Not every problem is a pattern.
Some issues appear once, get resolved, and never return.
But when the same difficulty keeps showing up across people, projects, decisions, or moments, it is no longer just a problem. It is the system revealing itself.
The Difference Between a Problem and a Pattern teaches you to look beyond the immediate issue and ask whether the system is producing the same outcome again and again.
A Problem Can Be Fixed Without Changing the System
Most people treat every disruption as something to solve quickly.
A missed deadline needs a new date. A customer complaint needs a response. A broken process needs a workaround. A confused team needs clarification.
Sometimes that is enough.
Some problems are local, temporary, and specific.
But recurring issues require deeper reading.
If deadlines keep slipping, customers keep asking the same question, teams keep misunderstanding priorities, or the same conflict keeps returning in new language, the issue is no longer isolated.
Solving it once may reduce the immediate pain, but it will not change the conditions that keep bringing it back.
A problem asks, “What needs attention right now?”
A pattern asks, “What is the system arranged to repeat?”

Pattern Literacy as System Reading
Pattern Literacy is the ability to distinguish between a one-time issue and recurring system behavior.
It teaches you to look for repetition, distribution, timing, triggers, and reinforcement before deciding what kind of response is needed.
Repetition turns an issue into evidence when the same difficulty survives different people, moments, or attempted fixes. At that point, the issue is not only what happened. It is what the system keeps making likely.
Think of it as knowing whether you are wiping up a spill or fixing a leak.
A spill may need quick cleanup.
A leak requires understanding the structure behind the damage.
Treat a leak like a spill, and the same mess will return. Treat every spill like a leak, and you may overcomplicate simple problems.
Systems Literacy helps you read the difference.
This shifts the question from “How do we solve this?”
You begin asking, “Is this an event, or is this evidence?”
Reading the Difference Between One Issue and Many
To tell whether you are dealing with a problem or a pattern, study the issue across time and context.
Patterns leave traces.
- Frequency signals: Ask how often the issue appears. A single occurrence may be a problem. Repeated occurrences suggest a pattern.
- Context spread: Notice whether the issue appears in one place or across multiple teams, channels, relationships, or decisions. Patterns often travel.
- Trigger points: Look for what tends to happen before the issue appears. Pressure, ambiguity, scarcity, speed, or unclear ownership may be activating the same result.
- Response history: Review what has already been tried. If the same solution keeps being applied and the issue keeps returning, the system has not yet changed.
- Reinforcement loops: Identify what allows the pattern to continue. Incentives, defaults, habits, tools, rules, or emotional payoffs may be keeping it alive.

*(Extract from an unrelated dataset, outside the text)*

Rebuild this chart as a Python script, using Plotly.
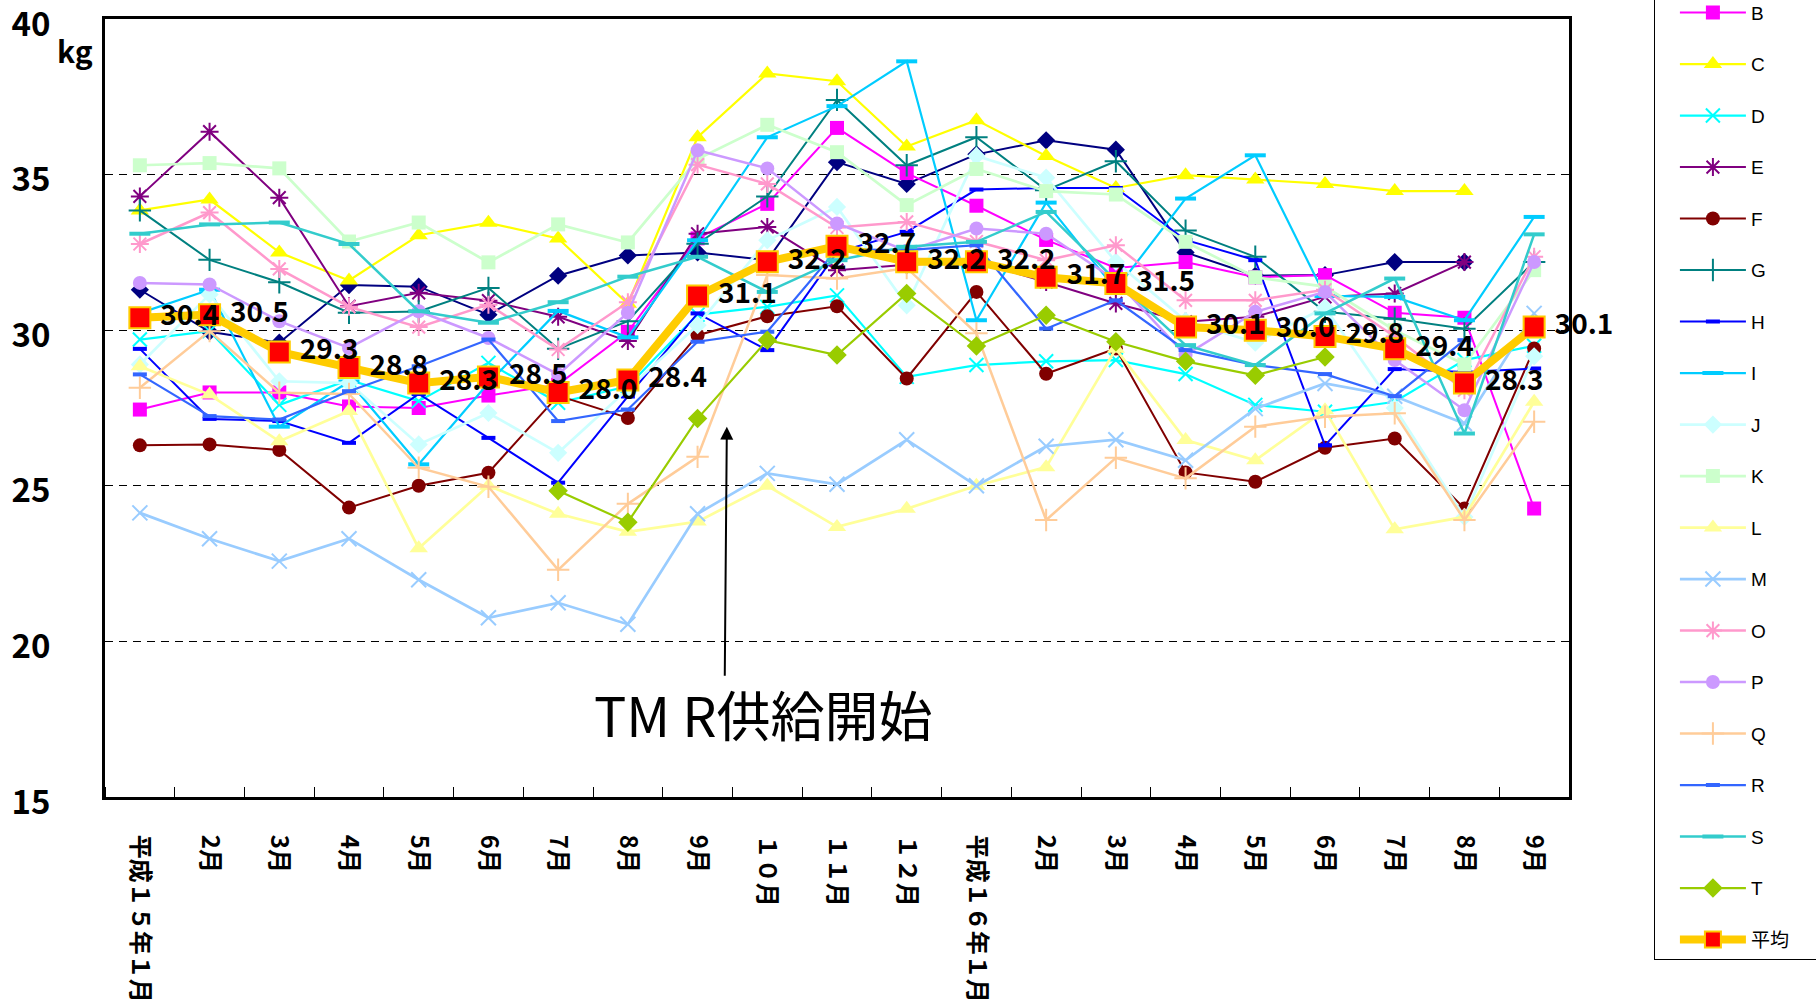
import plotly.graph_objects as go

# Monthly feed intake per farm (kg), Heisei 15 Jan .. Heisei 16 Sep
months = ["平成１５年１月", "2月", "3月", "4月", "5月", "6月", "7月", "8月", "9月",
          "１０月", "１１月", "１２月", "平成１６年１月", "2月", "3月", "4月", "5月",
          "6月", "7月", "8月", "9月"]
x_idx = list(range(len(months)))
y_ticks = [15, 20, 25, 30, 35, 40]

N = None
farm_a = [31.3, 29.95, 29.6, 31.45, 31.4, 30.5, 31.75, 32.4, 32.5, 32.25, 35.4,
          34.7, 35.65, 36.1, 35.8, 32.5, 31.75, 31.77, 32.19, 32.19, N]
farm_b = [27.45, 28.0, 28.0, 27.55, 27.5, 27.9, 28.25, 29.95, 32.95, 34.06, 36.5,
          35.05, 34.0, 32.9, 32.0, 32.19, 31.7, 31.77, 30.56, 30.4, 24.27]
farm_c = [33.85, 34.2, 32.5, 31.6, 33.05, 33.45, 32.95, 30.85, 36.2, 38.25, 38.0,
          35.9, 36.75, 35.6, 34.57, 34.98, 34.84, 34.7, 34.47, 34.47, N]
farm_d = [29.7, 29.97, 27.6, 28.4, 27.72, 28.95, 27.67, 28.2, 30.5, 30.75, 31.12,
          28.5, 28.88, 29.0, 29.04, 28.59, 27.6, 27.38, 27.7, 29.04, 29.5]
farm_e = [34.3, 36.38, 34.26, 30.77, 31.2, 30.95, 30.43, 29.65, 33.1, 33.32, 31.93,
          32.1, 32.2, 31.55, 30.86, 30.27, 30.43, 31.07, 31.18, 32.19, N]
farm_f = [26.3, 26.33, 26.15, 24.3, 25.0, 25.42, 27.9, 27.18, 29.84, 30.45, 30.77,
          28.45, 31.23, 28.6, 29.41, 25.43, 25.13, 26.22, 26.52, 24.27, 29.41]
farm_g = [33.85, 32.26, 31.54, 30.56, 30.6, 31.36, 29.4, 30.29, 32.78, 34.3, 37.4,
          35.3, 36.2, 34.5, 35.43, 33.2, 32.36, 30.59, 30.37, 30.05, 32.19]
farm_h = [29.4, 27.15, 27.08, 26.38, 27.95, 26.54, 25.1, 27.87, 30.54, 29.36, 32.5,
          33.16, 34.52, 34.57, 34.57, 32.9, 32.25, 26.3, 28.75, 28.66, 28.77]
farm_i = [30.55, 31.3, 26.9, 28.35, 25.69, 28.3, 30.62, 29.77, 32.89, 36.2, 37.2,
          38.64, 30.32, 34.1, 31.3, 34.23, 35.62, 31.1, 31.07, 30.32, 33.64]
farm_j = [28.9, 31.15, 28.36, 28.3, 26.33, 27.34, 26.06, 28.1, 30.16, 32.89, 33.96,
          30.8, 35.6, 34.9, 32.2, 30.3, 29.6, 30.73, 27.5, 24.0, 29.16]
farm_k = [35.3, 35.37, 35.2, 32.85, 33.46, 32.18, 33.4, 32.82, 35.5, 36.6, 35.72,
          34.02, 35.18, 34.47, 34.36, 32.84, 31.7, 31.4, 30.0, 28.9, 31.93]
farm_l = [28.84, 27.93, 26.43, 27.4, 22.99, 25.0, 24.1, 23.52, 23.85, 25.0, 23.68,
          24.26, 25.0, 25.6, 29.4, 26.47, 25.82, 27.43, 23.6, 24.0, 27.7]
farm_m = [24.13, 23.3, 22.58, 23.3, 21.98, 20.76, 21.24, 20.55, 24.1, 25.4, 25.05,
          26.48, 25.0, 26.27, 26.48, 25.82, 27.48, 28.29, 27.88, 27.0, 30.54]
farm_o = [32.77, 33.78, 31.97, 30.75, 30.1, 30.82, 29.38, 30.9, 35.32, 34.7, 33.3,
          33.48, 32.85, 32.25, 32.73, 30.96, 30.96, 31.3, 29.8, 28.07, 32.36]
farm_p = [31.52, 31.47, 30.29, 29.43, 30.61, 29.75, 28.58, 30.56, 35.78, 35.2, 33.43,
          32.55, 33.27, 33.1, 31.6, 29.2, 30.59, 31.23, 29.04, 27.43, 32.19]
farm_q = [28.15, 29.97, 27.99, 27.95, 25.58, 24.97, 22.3, 24.42, 25.93, 31.77, 31.66,
          32.0, 29.9, 23.9, 25.9, 25.24, 26.9, 27.22, 27.33, 23.9, 27.06]
farm_r = [28.58, 27.24, 27.13, 28.04, 28.84, 29.7, 27.08, 27.45, 29.63, 29.95, 32.6,
          32.57, 32.73, 30.05, 30.96, 29.36, 28.88, 28.59, 27.88, 29.68, N]
farm_s = [33.1, 33.4, 33.46, 32.77, 30.61, 30.24, 30.9, 31.72, 32.36, 31.23, 32.25,
          32.68, 32.84, 33.8, 31.6, 29.52, 28.88, 30.54, 31.66, 26.68, 33.08]
farm_t = [N, N, N, N, N, N, 24.84, 23.83, 27.16, 29.68, 29.2, 31.18, 29.49, 30.48,
          29.63, 29.0, 28.55, 29.14, N, N, N]
average = [30.4, 30.5, 29.3, 28.8, 28.3, 28.5, 28.0, 28.4, 31.1, 32.2, 32.7, 32.2,
           32.2, 31.7, 31.5, 30.1, 30.0, 29.8, 29.4, 28.3, 30.1]

# name, values, colour, marker symbol, marker size, line width
farms = [
    ("A", farm_a, "#000080", "diamond", 14, 2.0),
    ("B", farm_b, "#FF00FF", "square", 14, 2.0),
    ("C", farm_c, "#FFFF00", "triangle-up", 16, 2.2),
    ("D", farm_d, "#00FFFF", "x-thin", 14, 2.2),
    ("E", farm_e, "#800080", "asterisk", 15, 2.0),
    ("F", farm_f, "#800000", "circle", 14, 2.0),
    ("G", farm_g, "#008080", "cross-thin", 16, 2.0),
    ("H", farm_h, "#0000FF", "line-ew", 10, 2.0),
    ("I", farm_i, "#00CCFF", "line-ew", 15, 2.2),
    ("J", farm_j, "#CCFFFF", "diamond", 14, 2.7),
    ("K", farm_k, "#CCFFCC", "square", 14, 2.7),
    ("L", farm_l, "#FFFF99", "triangle-up", 16, 2.7),
    ("M", farm_m, "#99CCFF", "x-thin", 15, 2.7),
    ("O", farm_o, "#FF99CC", "asterisk", 15, 2.5),
    ("P", farm_p, "#CC99FF", "circle", 14, 2.5),
    ("Q", farm_q, "#FFCC99", "cross-thin", 16, 2.5),
    ("R", farm_r, "#3366FF", "line-ew", 10, 2.2),
    ("S", farm_s, "#33CCCC", "line-ew", 15, 2.5),
    ("T", farm_t, "#99CC00", "diamond", 15, 2.2),
]

open_symbols = {"x-thin", "asterisk", "cross-thin", "line-ew"}

fig = go.Figure()
for name, vals, color, symbol, msize, lw in farms:
    if symbol in open_symbols:
        mline = dict(color=color, width=4 if symbol == "line-ew" else 2)
    else:
        mline = dict(color=color, width=0)
    fig.add_trace(go.Scatter(
        x=x_idx, y=vals, name=name, legendgroup=name, mode="lines+markers",
        line=dict(color=color, width=lw),
        marker=dict(symbol=symbol, size=msize, color=color, line=mline),
    ))

# herd average, labelled with its value
fig.add_trace(go.Scatter(
    x=x_idx, y=average, name="平均" + "\u00a0" * 14, legendgroup="avg",
    mode="lines+markers+text", cliponaxis=False,
    line=dict(color="#FFCC00", width=8),
    marker=dict(symbol="square", size=21, color="#FF0000",
                line=dict(color="#FFCC00", width=2)),
    text=["\u00a0" + f"{v:.1f}" for v in average], textposition="middle right",
    textfont=dict(size=28, color="black", family="Noto Sans CJK JP", weight="bold"),
))

fig.update_layout(
    width=1816, height=1004,
    margin=dict(l=105, r=247, t=19, b=207, autoexpand=False),
    paper_bgcolor="white", plot_bgcolor="white",
    font=dict(family="Noto Sans CJK JP", color="black"),
    showlegend=True,
    legend=dict(
        x=1.058, xanchor="left", y=1.100, yanchor="top", yref="paper",
        bordercolor="black", borderwidth=1, bgcolor="white",
        font=dict(size=19, family="Liberation Sans, Noto Sans CJK JP", color="black"),
        itemwidth=66, tracegroupgap=23.8, maxheight=1500, indentation=20,
    ),
    xaxis=dict(
        range=[-0.5, 20.5], tickmode="array", tickvals=x_idx, ticktext=months,
        tickangle=90, ticks="", ticklabelstandoff=30,
        tickfont=dict(size=24, family="Noto Sans CJK JP", weight="bold", color="black"),
        showline=True, linecolor="black", linewidth=3, mirror=True,
        showgrid=False, zeroline=False, ticklabeloverflow="allow",
        minor=dict(tickmode="linear", tick0=0.5, dtick=1, ticks="inside",
                   ticklen=10, tickwidth=1, tickcolor="black", showgrid=False),
    ),
    yaxis=dict(
        range=[15, 40.0001], tickmode="array", tickvals=y_ticks,
        ticktext=[str(v) for v in y_ticks], ticks="",
        ticklabelstandoff=45, ticklabeloverflow="allow", ticklabelshift=5,
        tickfont=dict(size=33, family="Noto Sans CJK JP", weight="bold", color="black"),
        showline=True, linecolor="black", linewidth=3, mirror=True,
        showgrid=True, gridcolor="black", gridwidth=1, griddash="8px,6px",
        zeroline=False,
    ),
    annotations=[
        dict(text="kg", xref="paper", yref="paper", x=-0.0205, y=0.960,
             showarrow=False, xanchor="center", yanchor="middle",
             font=dict(size=30, weight="bold", color="black")),
        dict(text="TM R供給開始", xref="x", yref="y", x=8.94, y=17.67,
             showarrow=False, xanchor="center", yanchor="middle",
             font=dict(size=54, color="black", family="Noto Sans CJK JP")),
        dict(text="", xref="x", yref="y", x=8.42, y=26.9,
             axref="x", ayref="y", ax=8.39, ay=18.85,
             showarrow=True, arrowhead=2, arrowsize=1.3, arrowwidth=2,
             arrowcolor="black"),
    ],
)

fig.write_html("out.html")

When these signals become visible, your response becomes more precise.
You stop using quick fixes where structural change is needed, and you stop redesigning systems where a simple repair would do.
Problems Need Solutions; Patterns Need Literacy
Strong systems thinkers do not ignore problems.
They solve them at the right level.
The Difference Between a Problem and a Pattern shows that isolated issues may need action, but recurring outcomes need interpretation.
When you read for pattern, you see what the system is practicing.
You notice the repeated question behind the complaint, the recurring delay behind the deadline, the familiar tension behind the conflict, and the structural reinforcement behind the behavior.
A problem may be solved once.
A pattern must be understood until the system no longer needs to produce it.